+++ ENTRIES SHOWN

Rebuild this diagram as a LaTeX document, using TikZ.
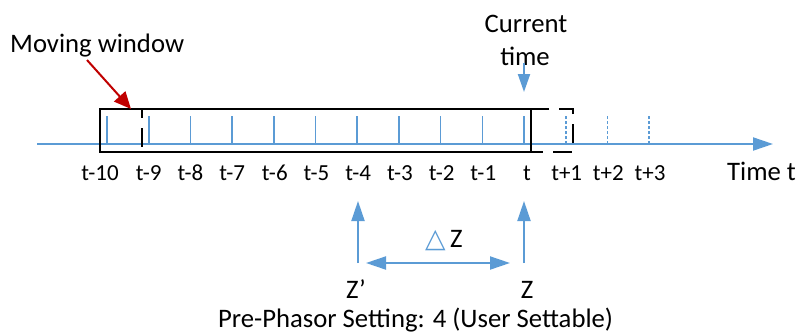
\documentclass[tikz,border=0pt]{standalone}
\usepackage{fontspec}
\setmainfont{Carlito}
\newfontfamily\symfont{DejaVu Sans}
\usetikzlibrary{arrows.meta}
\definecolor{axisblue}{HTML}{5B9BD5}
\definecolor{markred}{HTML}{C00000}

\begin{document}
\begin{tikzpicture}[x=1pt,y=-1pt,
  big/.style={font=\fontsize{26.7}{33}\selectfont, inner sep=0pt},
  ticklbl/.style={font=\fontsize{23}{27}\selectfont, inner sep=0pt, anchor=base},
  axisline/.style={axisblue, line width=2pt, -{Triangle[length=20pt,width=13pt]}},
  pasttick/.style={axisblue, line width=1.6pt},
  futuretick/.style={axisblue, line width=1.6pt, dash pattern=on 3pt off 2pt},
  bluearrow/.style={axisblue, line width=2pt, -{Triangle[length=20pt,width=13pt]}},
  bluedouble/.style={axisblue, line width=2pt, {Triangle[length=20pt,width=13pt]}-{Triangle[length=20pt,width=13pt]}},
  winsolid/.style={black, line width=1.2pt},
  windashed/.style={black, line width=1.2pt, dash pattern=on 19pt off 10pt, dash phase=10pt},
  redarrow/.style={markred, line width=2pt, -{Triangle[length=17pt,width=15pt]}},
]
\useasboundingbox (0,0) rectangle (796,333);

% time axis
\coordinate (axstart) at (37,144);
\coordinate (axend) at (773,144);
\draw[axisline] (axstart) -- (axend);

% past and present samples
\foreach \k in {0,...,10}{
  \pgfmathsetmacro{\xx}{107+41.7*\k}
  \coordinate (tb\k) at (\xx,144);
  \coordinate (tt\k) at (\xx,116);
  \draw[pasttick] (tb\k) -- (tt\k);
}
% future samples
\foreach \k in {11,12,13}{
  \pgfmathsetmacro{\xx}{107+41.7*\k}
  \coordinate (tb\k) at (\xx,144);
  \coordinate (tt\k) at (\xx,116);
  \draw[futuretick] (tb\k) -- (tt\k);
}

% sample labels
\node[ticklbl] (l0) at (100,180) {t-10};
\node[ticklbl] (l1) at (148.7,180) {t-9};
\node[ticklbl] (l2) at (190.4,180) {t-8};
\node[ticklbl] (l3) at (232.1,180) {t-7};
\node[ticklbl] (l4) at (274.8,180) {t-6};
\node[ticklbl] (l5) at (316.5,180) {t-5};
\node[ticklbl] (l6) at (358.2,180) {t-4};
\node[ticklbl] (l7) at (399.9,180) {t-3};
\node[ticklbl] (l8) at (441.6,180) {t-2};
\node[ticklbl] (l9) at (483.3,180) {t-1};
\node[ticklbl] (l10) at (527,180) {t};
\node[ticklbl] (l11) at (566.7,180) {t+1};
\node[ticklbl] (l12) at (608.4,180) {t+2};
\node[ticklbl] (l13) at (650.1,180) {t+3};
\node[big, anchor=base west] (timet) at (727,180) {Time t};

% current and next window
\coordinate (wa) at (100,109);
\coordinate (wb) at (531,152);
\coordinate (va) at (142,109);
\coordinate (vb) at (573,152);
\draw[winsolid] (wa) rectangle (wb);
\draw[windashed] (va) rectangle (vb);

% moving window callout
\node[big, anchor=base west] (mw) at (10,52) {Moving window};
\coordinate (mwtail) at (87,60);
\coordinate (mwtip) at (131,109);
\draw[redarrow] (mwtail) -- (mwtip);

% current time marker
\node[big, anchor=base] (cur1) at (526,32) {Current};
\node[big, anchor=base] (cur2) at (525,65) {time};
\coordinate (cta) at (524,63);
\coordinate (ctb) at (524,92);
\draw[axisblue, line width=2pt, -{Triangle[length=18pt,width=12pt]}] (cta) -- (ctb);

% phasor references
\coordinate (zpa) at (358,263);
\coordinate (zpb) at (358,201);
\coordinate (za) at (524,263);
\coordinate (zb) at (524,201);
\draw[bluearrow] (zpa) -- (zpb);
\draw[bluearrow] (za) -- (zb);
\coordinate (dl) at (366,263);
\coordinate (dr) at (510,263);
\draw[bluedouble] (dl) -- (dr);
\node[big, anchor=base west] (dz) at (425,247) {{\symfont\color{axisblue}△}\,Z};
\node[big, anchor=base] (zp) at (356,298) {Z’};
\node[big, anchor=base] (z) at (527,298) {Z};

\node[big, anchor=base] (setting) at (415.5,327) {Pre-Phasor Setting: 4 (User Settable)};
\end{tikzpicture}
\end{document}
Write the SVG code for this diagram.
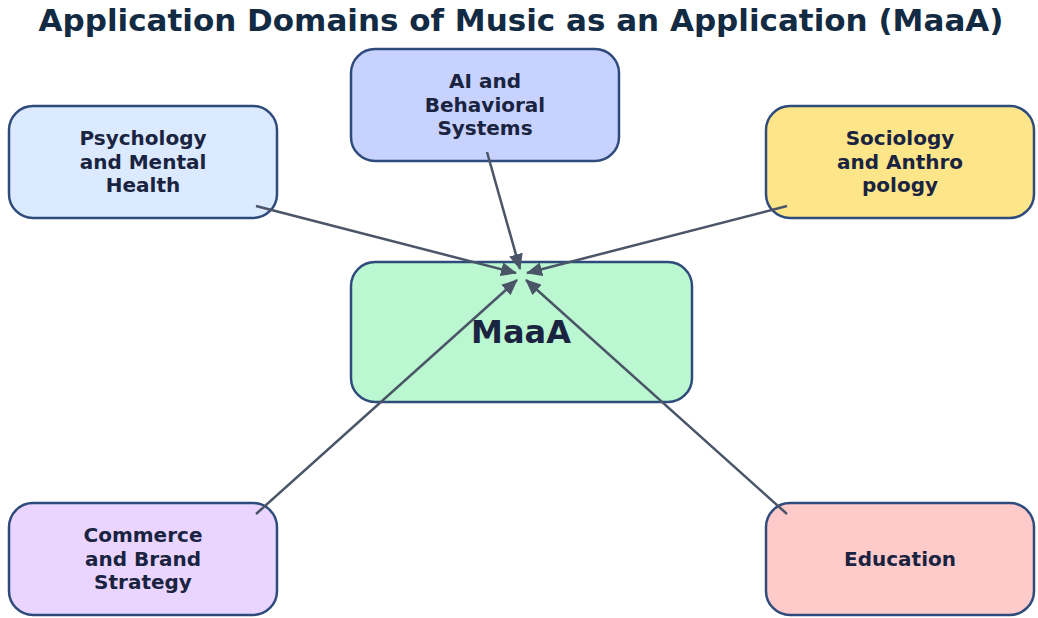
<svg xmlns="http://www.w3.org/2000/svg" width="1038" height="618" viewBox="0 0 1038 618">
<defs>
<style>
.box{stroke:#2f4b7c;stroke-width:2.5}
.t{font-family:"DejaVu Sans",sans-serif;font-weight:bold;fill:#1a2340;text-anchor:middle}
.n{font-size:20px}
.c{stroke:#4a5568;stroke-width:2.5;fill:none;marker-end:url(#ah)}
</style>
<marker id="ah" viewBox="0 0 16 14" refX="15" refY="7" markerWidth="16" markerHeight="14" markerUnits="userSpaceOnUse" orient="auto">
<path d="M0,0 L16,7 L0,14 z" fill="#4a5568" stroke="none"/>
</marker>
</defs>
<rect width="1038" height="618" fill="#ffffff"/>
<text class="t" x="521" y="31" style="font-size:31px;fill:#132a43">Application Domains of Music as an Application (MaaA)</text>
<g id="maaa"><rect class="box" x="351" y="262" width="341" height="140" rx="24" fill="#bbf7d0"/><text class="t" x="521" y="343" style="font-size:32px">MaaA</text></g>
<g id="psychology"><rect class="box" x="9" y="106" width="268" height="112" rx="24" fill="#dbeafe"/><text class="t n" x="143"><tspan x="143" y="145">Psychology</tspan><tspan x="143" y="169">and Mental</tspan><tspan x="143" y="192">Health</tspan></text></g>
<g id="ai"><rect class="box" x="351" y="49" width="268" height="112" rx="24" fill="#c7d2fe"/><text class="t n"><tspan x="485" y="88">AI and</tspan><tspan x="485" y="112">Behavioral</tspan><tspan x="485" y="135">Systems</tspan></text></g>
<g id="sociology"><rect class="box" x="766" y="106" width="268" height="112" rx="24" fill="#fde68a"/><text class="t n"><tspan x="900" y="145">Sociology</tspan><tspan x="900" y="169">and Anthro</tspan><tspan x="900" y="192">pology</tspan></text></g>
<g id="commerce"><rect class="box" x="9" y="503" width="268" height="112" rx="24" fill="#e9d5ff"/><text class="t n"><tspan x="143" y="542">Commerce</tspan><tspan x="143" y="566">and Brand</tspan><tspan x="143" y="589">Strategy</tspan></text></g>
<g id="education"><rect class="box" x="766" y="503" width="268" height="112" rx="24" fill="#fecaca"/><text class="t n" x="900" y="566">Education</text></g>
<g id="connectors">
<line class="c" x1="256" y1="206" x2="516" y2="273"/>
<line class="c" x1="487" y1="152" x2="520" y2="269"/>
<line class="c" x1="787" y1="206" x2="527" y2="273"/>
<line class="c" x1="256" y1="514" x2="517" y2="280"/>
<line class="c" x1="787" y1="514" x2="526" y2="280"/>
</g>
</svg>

++++++

§ EXERCISE INSTRUCTIONS
Your task is an exact transcription of all the data, minus the pictures.

§ TASK SOLUTION
Rebuild this diagram as a LaTeX document, using TikZ.
\documentclass[tikz,border=0pt]{standalone}
\usepackage{fontspec}
\setmainfont{Carlito}
\newfontfamily\symfont{DejaVu Sans}
\usetikzlibrary{arrows.meta}
\definecolor{axisblue}{HTML}{5B9BD5}
\definecolor{markred}{HTML}{C00000}

\begin{document}
\begin{tikzpicture}[x=1pt,y=-1pt,
  big/.style={font=\fontsize{26.7}{33}\selectfont, inner sep=0pt},
  ticklbl/.style={font=\fontsize{23}{27}\selectfont, inner sep=0pt, anchor=base},
  axisline/.style={axisblue, line width=2pt, -{Triangle[length=20pt,width=13pt]}},
  pasttick/.style={axisblue, line width=1.6pt},
  futuretick/.style={axisblue, line width=1.6pt, dash pattern=on 3pt off 2pt},
  bluearrow/.style={axisblue, line width=2pt, -{Triangle[length=20pt,width=13pt]}},
  bluedouble/.style={axisblue, line width=2pt, {Triangle[length=20pt,width=13pt]}-{Triangle[length=20pt,width=13pt]}},
  winsolid/.style={black, line width=1.2pt},
  windashed/.style={black, line width=1.2pt, dash pattern=on 19pt off 10pt, dash phase=10pt},
  redarrow/.style={markred, line width=2pt, -{Triangle[length=17pt,width=15pt]}},
]
\useasboundingbox (0,0) rectangle (796,333);

% time axis
\coordinate (axstart) at (37,144);
\coordinate (axend) at (773,144);
\draw[axisline] (axstart) -- (axend);

% past and present samples
\foreach \k in {0,...,10}{
  \pgfmathsetmacro{\xx}{107+41.7*\k}
  \coordinate (tb\k) at (\xx,144);
  \coordinate (tt\k) at (\xx,116);
  \draw[pasttick] (tb\k) -- (tt\k);
}
% future samples
\foreach \k in {11,12,13}{
  \pgfmathsetmacro{\xx}{107+41.7*\k}
  \coordinate (tb\k) at (\xx,144);
  \coordinate (tt\k) at (\xx,116);
  \draw[futuretick] (tb\k) -- (tt\k);
}

% sample labels
\node[ticklbl] (l0) at (100,180) {t-10};
\node[ticklbl] (l1) at (148.7,180) {t-9};
\node[ticklbl] (l2) at (190.4,180) {t-8};
\node[ticklbl] (l3) at (232.1,180) {t-7};
\node[ticklbl] (l4) at (274.8,180) {t-6};
\node[ticklbl] (l5) at (316.5,180) {t-5};
\node[ticklbl] (l6) at (358.2,180) {t-4};
\node[ticklbl] (l7) at (399.9,180) {t-3};
\node[ticklbl] (l8) at (441.6,180) {t-2};
\node[ticklbl] (l9) at (483.3,180) {t-1};
\node[ticklbl] (l10) at (527,180) {t};
\node[ticklbl] (l11) at (566.7,180) {t+1};
\node[ticklbl] (l12) at (608.4,180) {t+2};
\node[ticklbl] (l13) at (650.1,180) {t+3};
\node[big, anchor=base west] (timet) at (727,180) {Time t};

% current and next window
\coordinate (wa) at (100,109);
\coordinate (wb) at (531,152);
\coordinate (va) at (142,109);
\coordinate (vb) at (573,152);
\draw[winsolid] (wa) rectangle (wb);
\draw[windashed] (va) rectangle (vb);

% moving window callout
\node[big, anchor=base west] (mw) at (10,52) {Moving window};
\coordinate (mwtail) at (87,60);
\coordinate (mwtip) at (131,109);
\draw[redarrow] (mwtail) -- (mwtip);

% current time marker
\node[big, anchor=base] (cur1) at (526,32) {Current};
\node[big, anchor=base] (cur2) at (525,65) {time};
\coordinate (cta) at (524,63);
\coordinate (ctb) at (524,92);
\draw[axisblue, line width=2pt, -{Triangle[length=18pt,width=12pt]}] (cta) -- (ctb);

% phasor references
\coordinate (zpa) at (358,263);
\coordinate (zpb) at (358,201);
\coordinate (za) at (524,263);
\coordinate (zb) at (524,201);
\draw[bluearrow] (zpa) -- (zpb);
\draw[bluearrow] (za) -- (zb);
\coordinate (dl) at (366,263);
\coordinate (dr) at (510,263);
\draw[bluedouble] (dl) -- (dr);
\node[big, anchor=base west] (dz) at (425,247) {{\symfont\color{axisblue}△}\,Z};
\node[big, anchor=base] (zp) at (356,298) {Z’};
\node[big, anchor=base] (z) at (527,298) {Z};

\node[big, anchor=base] (setting) at (415.5,327) {Pre-Phasor Setting: 4 (User Settable)};
\end{tikzpicture}
\end{document}
Write the SVG code for this diagram.
<svg xmlns="http://www.w3.org/2000/svg" width="1038" height="618" viewBox="0 0 1038 618">
<defs>
<style>
.box{stroke:#2f4b7c;stroke-width:2.5}
.t{font-family:"DejaVu Sans",sans-serif;font-weight:bold;fill:#1a2340;text-anchor:middle}
.n{font-size:20px}
.c{stroke:#4a5568;stroke-width:2.5;fill:none;marker-end:url(#ah)}
</style>
<marker id="ah" viewBox="0 0 16 14" refX="15" refY="7" markerWidth="16" markerHeight="14" markerUnits="userSpaceOnUse" orient="auto">
<path d="M0,0 L16,7 L0,14 z" fill="#4a5568" stroke="none"/>
</marker>
</defs>
<rect width="1038" height="618" fill="#ffffff"/>
<text class="t" x="521" y="31" style="font-size:31px;fill:#132a43">Application Domains of Music as an Application (MaaA)</text>
<g id="maaa"><rect class="box" x="351" y="262" width="341" height="140" rx="24" fill="#bbf7d0"/><text class="t" x="521" y="343" style="font-size:32px">MaaA</text></g>
<g id="psychology"><rect class="box" x="9" y="106" width="268" height="112" rx="24" fill="#dbeafe"/><text class="t n" x="143"><tspan x="143" y="145">Psychology</tspan><tspan x="143" y="169">and Mental</tspan><tspan x="143" y="192">Health</tspan></text></g>
<g id="ai"><rect class="box" x="351" y="49" width="268" height="112" rx="24" fill="#c7d2fe"/><text class="t n"><tspan x="485" y="88">AI and</tspan><tspan x="485" y="112">Behavioral</tspan><tspan x="485" y="135">Systems</tspan></text></g>
<g id="sociology"><rect class="box" x="766" y="106" width="268" height="112" rx="24" fill="#fde68a"/><text class="t n"><tspan x="900" y="145">Sociology</tspan><tspan x="900" y="169">and Anthro</tspan><tspan x="900" y="192">pology</tspan></text></g>
<g id="commerce"><rect class="box" x="9" y="503" width="268" height="112" rx="24" fill="#e9d5ff"/><text class="t n"><tspan x="143" y="542">Commerce</tspan><tspan x="143" y="566">and Brand</tspan><tspan x="143" y="589">Strategy</tspan></text></g>
<g id="education"><rect class="box" x="766" y="503" width="268" height="112" rx="24" fill="#fecaca"/><text class="t n" x="900" y="566">Education</text></g>
<g id="connectors">
<line class="c" x1="256" y1="206" x2="516" y2="273"/>
<line class="c" x1="487" y1="152" x2="520" y2="269"/>
<line class="c" x1="787" y1="206" x2="527" y2="273"/>
<line class="c" x1="256" y1="514" x2="517" y2="280"/>
<line class="c" x1="787" y1="514" x2="526" y2="280"/>
</g>
</svg>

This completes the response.